OCD Diagnostic Criteria: Symptoms and Duration
For a diagnosis of OCD, patients must have obsessions and/or compulsions that are time-consuming (taking more than 1 hour per day) or cause clinically significant distress or functional impairment, with no minimum duration explicitly specified in DSM-5 criteria. 1
Core Symptom Requirements
Obsessions Must Include:
- Recurrent and persistent thoughts, urges, or impulses that are experienced as intrusive and unwanted, causing marked anxiety or distress 1
- The individual attempts to ignore, suppress, or neutralize these thoughts with some other thought or action (by performing a compulsion) 1
- These are ego-dystonic—meaning they feel intrusive and unwanted, not like genuine concerns 2
Compulsions Must Include:
- Repetitive behaviors (handwashing, ordering, checking) or mental acts (praying, counting, repeating words silently) that the person feels driven to perform 1
- These behaviors are performed in response to an obsession or according to rigid rules that must be applied 1
- The behaviors aim to prevent or reduce anxiety or distress, but are not connected in a realistic way with what they're designed to neutralize, or are clearly excessive 1
Five Primary Symptom Dimensions
The factor-analytic research consistently identifies these patterns 1:
- Contamination dimension: Concerns about dirt, germs, and cleanliness with washing/cleaning compulsions 1, 2
- Harm-related dimension: Thoughts of harm to self or others with checking compulsions 1, 2
- Forbidden thoughts dimension: Intrusive aggressive, sexual, or religious obsessions with mental rituals or praying 1, 2
- Symmetry dimension: Symmetry obsessions with ordering, straightening, repeating, or counting compulsions 1, 2
- Hoarding dimension: Hoarding concerns with related compulsions (though hoarding disorder is now a separate diagnosis) 1
Time and Functional Impairment Criteria
The obsessions or compulsions must be time-consuming (taking more than 1 hour per day) OR cause clinically significant distress or impairment in social, occupational, or other important areas of functioning. 1 This is an "or" criterion—either time consumption or functional impairment qualifies, not necessarily both. In children specifically, rituals taking more than 1 hour per day signal impairment 2.

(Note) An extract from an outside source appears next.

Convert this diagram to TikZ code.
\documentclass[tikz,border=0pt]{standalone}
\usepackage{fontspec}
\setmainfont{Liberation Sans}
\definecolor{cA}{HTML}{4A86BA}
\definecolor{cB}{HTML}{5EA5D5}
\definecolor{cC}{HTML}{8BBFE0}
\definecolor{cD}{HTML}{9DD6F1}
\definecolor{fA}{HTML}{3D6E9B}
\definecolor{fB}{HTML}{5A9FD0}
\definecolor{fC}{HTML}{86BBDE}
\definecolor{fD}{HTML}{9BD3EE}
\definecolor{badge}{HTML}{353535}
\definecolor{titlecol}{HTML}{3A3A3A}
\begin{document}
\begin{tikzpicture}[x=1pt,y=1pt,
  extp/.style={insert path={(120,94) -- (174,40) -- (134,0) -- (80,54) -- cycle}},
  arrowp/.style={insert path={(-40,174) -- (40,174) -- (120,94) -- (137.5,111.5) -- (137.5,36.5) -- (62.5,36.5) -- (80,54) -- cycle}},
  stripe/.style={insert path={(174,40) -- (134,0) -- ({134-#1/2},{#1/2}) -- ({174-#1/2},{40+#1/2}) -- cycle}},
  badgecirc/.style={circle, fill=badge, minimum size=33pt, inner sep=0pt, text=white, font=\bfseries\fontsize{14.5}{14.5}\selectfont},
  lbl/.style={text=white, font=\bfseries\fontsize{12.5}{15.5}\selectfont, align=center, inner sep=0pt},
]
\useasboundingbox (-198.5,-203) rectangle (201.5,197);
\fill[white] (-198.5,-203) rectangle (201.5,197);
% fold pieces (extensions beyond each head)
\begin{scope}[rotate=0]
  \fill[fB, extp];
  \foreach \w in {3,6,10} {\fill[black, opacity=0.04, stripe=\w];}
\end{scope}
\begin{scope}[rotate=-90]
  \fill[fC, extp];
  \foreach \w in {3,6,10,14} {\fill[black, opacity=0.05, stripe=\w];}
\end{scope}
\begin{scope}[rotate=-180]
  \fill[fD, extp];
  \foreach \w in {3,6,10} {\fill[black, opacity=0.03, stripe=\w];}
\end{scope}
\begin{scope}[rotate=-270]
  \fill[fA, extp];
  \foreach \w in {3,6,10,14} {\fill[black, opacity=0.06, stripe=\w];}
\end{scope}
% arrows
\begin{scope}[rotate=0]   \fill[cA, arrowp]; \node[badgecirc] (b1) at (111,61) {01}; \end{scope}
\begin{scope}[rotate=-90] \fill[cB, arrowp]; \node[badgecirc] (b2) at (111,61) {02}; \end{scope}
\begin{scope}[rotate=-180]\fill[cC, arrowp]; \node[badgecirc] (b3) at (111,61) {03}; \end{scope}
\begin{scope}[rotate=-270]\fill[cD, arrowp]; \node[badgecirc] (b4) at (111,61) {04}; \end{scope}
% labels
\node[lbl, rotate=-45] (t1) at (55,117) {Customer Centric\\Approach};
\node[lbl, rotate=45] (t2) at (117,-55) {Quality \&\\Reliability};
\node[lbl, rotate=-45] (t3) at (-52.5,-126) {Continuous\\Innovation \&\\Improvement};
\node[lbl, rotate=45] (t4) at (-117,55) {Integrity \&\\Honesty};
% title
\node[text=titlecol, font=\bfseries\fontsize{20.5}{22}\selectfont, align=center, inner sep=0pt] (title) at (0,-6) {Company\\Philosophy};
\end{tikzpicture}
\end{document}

Critical Exclusion Criteria
The diagnosis requires ruling out 1:
- Symptoms attributable to substance effects (drugs of abuse or medications) or another medical condition
- Symptoms better explained by another mental disorder (generalized anxiety disorder, body dysmorphic disorder, hoarding disorder, trichotillomania, eating disorders, substance-related disorders, illness anxiety disorder, paraphilic disorders, or impulse-control disorders)

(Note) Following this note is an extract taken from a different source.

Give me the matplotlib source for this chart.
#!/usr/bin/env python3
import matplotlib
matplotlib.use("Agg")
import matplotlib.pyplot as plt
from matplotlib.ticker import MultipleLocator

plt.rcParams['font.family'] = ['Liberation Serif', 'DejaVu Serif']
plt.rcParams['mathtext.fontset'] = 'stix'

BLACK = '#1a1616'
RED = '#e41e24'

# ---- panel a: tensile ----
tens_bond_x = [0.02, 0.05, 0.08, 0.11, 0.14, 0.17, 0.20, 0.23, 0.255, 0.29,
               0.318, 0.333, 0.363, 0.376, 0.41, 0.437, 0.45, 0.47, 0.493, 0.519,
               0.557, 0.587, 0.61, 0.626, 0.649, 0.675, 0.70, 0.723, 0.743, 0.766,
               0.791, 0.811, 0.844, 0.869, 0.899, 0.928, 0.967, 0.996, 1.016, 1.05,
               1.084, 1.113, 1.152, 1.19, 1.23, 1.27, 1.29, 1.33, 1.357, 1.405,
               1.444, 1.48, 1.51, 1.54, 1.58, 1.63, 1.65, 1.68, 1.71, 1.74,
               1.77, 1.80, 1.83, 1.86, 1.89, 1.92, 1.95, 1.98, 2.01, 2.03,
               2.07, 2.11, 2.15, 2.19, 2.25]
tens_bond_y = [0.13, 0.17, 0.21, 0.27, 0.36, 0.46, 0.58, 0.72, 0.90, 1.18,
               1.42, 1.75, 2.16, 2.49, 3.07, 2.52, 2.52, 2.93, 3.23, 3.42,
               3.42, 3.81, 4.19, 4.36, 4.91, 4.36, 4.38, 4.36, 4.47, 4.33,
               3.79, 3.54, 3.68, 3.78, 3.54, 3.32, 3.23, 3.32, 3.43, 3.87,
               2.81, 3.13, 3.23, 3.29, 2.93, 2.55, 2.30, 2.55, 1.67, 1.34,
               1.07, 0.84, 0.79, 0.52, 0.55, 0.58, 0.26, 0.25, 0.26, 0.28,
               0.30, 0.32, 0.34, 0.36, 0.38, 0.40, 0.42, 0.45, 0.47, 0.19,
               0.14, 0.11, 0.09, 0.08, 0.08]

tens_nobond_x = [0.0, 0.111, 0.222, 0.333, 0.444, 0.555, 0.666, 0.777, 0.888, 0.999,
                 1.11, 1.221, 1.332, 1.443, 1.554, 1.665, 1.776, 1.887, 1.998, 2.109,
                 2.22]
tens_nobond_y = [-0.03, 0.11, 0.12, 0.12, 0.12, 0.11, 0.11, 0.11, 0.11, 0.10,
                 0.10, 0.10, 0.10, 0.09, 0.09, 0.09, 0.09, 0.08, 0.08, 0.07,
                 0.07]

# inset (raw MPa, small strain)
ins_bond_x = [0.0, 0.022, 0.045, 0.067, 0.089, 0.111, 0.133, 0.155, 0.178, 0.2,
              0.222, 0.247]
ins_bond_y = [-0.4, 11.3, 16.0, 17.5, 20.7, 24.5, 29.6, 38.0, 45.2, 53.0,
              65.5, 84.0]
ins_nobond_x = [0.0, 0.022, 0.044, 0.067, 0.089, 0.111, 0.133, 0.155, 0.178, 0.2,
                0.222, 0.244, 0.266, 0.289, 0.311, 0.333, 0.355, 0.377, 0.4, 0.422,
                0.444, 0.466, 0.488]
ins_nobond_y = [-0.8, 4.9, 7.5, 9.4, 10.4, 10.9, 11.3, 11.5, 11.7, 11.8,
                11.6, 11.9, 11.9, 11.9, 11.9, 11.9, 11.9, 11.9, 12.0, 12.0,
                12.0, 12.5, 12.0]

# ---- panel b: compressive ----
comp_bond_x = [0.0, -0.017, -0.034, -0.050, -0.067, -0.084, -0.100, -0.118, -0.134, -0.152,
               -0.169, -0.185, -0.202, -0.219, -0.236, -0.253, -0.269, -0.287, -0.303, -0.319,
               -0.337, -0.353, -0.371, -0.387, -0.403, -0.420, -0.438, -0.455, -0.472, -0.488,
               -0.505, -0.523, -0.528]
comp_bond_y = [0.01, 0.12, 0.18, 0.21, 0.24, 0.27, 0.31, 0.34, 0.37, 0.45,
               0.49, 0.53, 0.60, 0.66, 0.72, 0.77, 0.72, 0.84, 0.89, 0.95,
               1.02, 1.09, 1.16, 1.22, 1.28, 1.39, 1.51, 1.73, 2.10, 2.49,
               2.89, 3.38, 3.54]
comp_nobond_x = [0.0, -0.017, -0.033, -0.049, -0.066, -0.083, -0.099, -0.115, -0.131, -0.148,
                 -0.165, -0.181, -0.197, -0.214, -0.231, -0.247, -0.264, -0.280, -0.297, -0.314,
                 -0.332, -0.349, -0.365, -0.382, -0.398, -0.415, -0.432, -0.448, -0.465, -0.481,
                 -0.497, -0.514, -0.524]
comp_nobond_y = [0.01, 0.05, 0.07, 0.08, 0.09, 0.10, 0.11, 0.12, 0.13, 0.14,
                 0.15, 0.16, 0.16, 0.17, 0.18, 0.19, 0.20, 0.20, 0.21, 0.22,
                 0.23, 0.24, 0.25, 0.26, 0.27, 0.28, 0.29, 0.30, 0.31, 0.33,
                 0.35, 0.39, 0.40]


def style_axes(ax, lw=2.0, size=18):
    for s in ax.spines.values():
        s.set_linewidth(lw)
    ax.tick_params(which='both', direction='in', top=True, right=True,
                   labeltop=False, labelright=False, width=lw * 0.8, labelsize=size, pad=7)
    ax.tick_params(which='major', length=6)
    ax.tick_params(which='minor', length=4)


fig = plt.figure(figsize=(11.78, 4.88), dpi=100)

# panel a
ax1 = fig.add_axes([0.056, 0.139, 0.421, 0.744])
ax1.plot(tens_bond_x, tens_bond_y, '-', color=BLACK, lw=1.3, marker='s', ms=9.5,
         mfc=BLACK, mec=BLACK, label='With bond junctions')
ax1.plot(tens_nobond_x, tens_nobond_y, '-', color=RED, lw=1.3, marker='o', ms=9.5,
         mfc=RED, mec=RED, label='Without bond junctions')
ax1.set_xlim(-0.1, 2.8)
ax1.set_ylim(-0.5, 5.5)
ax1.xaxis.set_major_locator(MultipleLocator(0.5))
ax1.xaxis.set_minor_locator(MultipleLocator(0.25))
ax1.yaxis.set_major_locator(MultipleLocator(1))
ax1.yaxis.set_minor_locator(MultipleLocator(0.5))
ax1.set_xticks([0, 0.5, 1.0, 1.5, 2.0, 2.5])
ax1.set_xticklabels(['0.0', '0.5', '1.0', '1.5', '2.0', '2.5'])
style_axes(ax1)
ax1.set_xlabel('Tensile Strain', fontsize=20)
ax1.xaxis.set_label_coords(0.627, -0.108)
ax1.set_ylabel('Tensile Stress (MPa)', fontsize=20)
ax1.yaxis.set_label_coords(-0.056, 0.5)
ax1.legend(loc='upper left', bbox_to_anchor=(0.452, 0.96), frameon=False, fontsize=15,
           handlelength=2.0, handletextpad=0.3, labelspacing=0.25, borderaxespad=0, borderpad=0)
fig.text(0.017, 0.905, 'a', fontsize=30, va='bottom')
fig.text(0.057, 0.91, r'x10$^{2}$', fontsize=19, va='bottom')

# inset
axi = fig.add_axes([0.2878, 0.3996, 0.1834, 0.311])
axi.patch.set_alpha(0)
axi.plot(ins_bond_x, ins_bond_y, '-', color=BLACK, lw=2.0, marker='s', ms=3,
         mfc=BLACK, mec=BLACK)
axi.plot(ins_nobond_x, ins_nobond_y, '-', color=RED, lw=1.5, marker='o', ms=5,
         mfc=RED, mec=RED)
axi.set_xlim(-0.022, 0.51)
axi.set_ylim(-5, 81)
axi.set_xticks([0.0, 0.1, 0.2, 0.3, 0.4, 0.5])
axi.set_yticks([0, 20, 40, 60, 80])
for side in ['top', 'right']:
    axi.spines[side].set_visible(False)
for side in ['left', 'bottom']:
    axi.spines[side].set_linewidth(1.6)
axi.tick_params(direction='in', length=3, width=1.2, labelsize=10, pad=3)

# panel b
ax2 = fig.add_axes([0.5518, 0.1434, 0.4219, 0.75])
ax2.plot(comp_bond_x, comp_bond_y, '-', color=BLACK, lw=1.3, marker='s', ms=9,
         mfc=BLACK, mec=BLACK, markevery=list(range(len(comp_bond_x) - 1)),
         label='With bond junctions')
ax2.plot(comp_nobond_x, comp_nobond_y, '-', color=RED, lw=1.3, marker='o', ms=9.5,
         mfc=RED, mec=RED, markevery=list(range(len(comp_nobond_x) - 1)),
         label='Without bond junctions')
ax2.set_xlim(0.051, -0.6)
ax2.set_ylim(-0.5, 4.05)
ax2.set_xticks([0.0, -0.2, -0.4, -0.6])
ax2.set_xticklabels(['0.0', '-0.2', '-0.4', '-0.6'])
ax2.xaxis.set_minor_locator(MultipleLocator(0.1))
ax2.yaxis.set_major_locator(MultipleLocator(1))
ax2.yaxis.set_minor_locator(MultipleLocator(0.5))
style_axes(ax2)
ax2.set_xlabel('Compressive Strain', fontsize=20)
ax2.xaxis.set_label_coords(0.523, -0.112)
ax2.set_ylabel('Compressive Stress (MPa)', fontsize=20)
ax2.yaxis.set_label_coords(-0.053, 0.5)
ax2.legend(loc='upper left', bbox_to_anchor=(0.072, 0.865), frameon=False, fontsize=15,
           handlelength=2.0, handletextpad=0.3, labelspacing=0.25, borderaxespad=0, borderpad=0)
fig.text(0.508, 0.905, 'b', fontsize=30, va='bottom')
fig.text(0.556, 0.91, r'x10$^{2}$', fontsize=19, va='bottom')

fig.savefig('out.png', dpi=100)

Key Differentiating Features
OCD is distinguished from normal development and other conditions by 2:
- Distress and resistance: The child recognizes behaviors are excessive and wishes for more control
- Rigid, repetitive patterns: Compulsions follow strict rules rather than flexible preferences
- Anxiety-reducing function: Behaviors are performed to prevent dreaded outcomes, not for gratification
Critical pitfall: Do not confuse OCD compulsions with impulsive behaviors, which are ego-syntonic (experienced as consistent with one's desires) and fundamentally different from the anxiety-reducing, ego-dystonic nature of OCD compulsions 2, 3.
Duration Specification
Notably, DSM-5 criteria do not specify a minimum duration for OCD symptoms, unlike many other psychiatric disorders 1. The diagnosis hinges on the presence of qualifying obsessions/compulsions that meet the time-consumption or functional impairment threshold, regardless of how long symptoms have been present. This contrasts with disorders like major depressive disorder (2 weeks) or generalized anxiety disorder (6 months) that have explicit duration requirements.
Age-Specific Considerations
Nearly 25% of males with OCD have symptom onset before age 10, and OCD begins before age 18 in as many as 80% of cases 2, 4. The disorder follows a chronic, unremitting course when untreated 4.